States with limited government better support opportunities for people to gain self-sufficiency and flourish. Erik Randolph at the Georgia Center for Opportunity calculates that Texas’ private sector employment is 98.9% of its pre-shutdown trend, which ranks sixth best nationwide. Overall, 22 of the 25 best-performing states are red-leaning states and 12 of the 14 worst performing states lean blue.

These data are insightful because only Republican governors, with the exception of Louisiana, ended the enhanced supplemental unemployment payments that contributed to some people receiving more payments than while working well before the payments expired in September 2021. Texas ended these enhanced payments in June 2021.

Clearly, incentives matter.

In fact, the positive effects of this decision and more well-paid jobs in Texas helped increase personal income by an annualized 4.6% in the first quarter of 2022 even as many federal safety-net payments without work requirements expired.

But Texas faces challenges.

Bad policies primarily out of Washington have contributed to stagflation. Recent data show that Texas’ inflation-adjusted economic output declined by 2.6% on an annualized basis in the first quarter of 2022, more than the 1.6% decline nationally. This was after Texas led the way with 10.1% growth in the fourth quarter of 2021. The decline in the first quarter indicates that elevated inflation, less investment, and other factors are reducing economic activity.

This stagnating economic growth hasn’t hit the labor market yet, which has a 4.2% unemployment rate, but the labor market is a lagging economic indicator. Fortunately, Texas has been doing better than many states as people and businesses move to the Lone Star State.
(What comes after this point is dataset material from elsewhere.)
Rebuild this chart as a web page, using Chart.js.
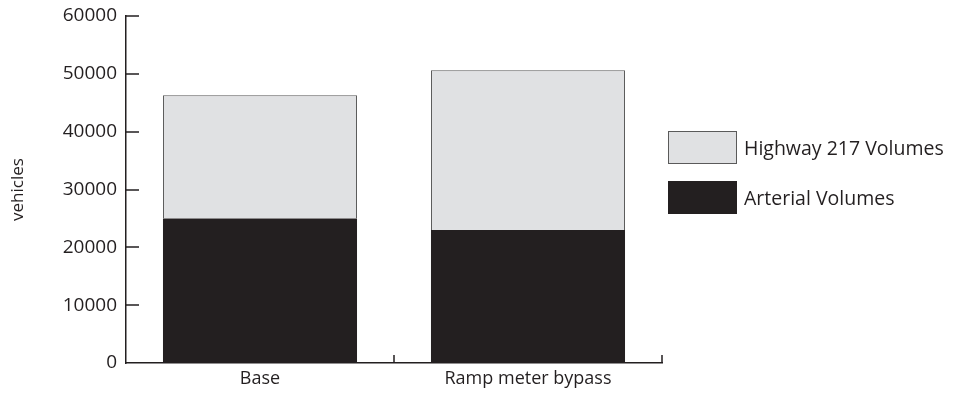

Texas must do more to combat Washington’s irresponsible policies and remain a leader.

The affordability crisis of a 40-year high inflation, record-high home values, and skyrocketing property taxes are hurting Texans. While Texas can’t directly influence the inflation rate—which is driven by excessive money printing by the Federal Reserve fueled by out-of-control spending by Congress, it can help with the housing affordability issue by reducing local zoning restrictions and reducing property taxes.

Texas is expected to have about $30 billion in extra taxpayer dollars available next session. As Governor Greg Abbott recently tweeted, “We must use a substantial portion of this money to cut property taxes in Texas.” We agree as there is a need to cut school district maintenance and operations (M&O) property taxes, which is about half of most Texan’s property tax bill and part of a renters’ rent.

The Legislature ought to hold spending growth below population growth plus inflation as it has in the last four initial biennial budgets, and even more so now given less spending equals more money in struggling Texans’ pocket. Then use the surplus to dramatically cut school district M&O property taxes while funding core services.

But the Foundation’s recent report shows how many local governments have been spending excessively. They should pass responsible budgets that spend less than this metric to be consistent with the state’s fiscal prudence and help Texas be more affordable statewide. Doing so will give many local governments the opportunity to compress their own M&O property taxes and fund essential provisions.

Texas ought to strengthen its successful model by reducing and ultimately eliminating arcane M&O property taxes that hinder people from keeping or ever actually owning their home. There is a historic opportunity to at least lower property tax bills next session if governments limit spending and rightly make taxpayers the priority.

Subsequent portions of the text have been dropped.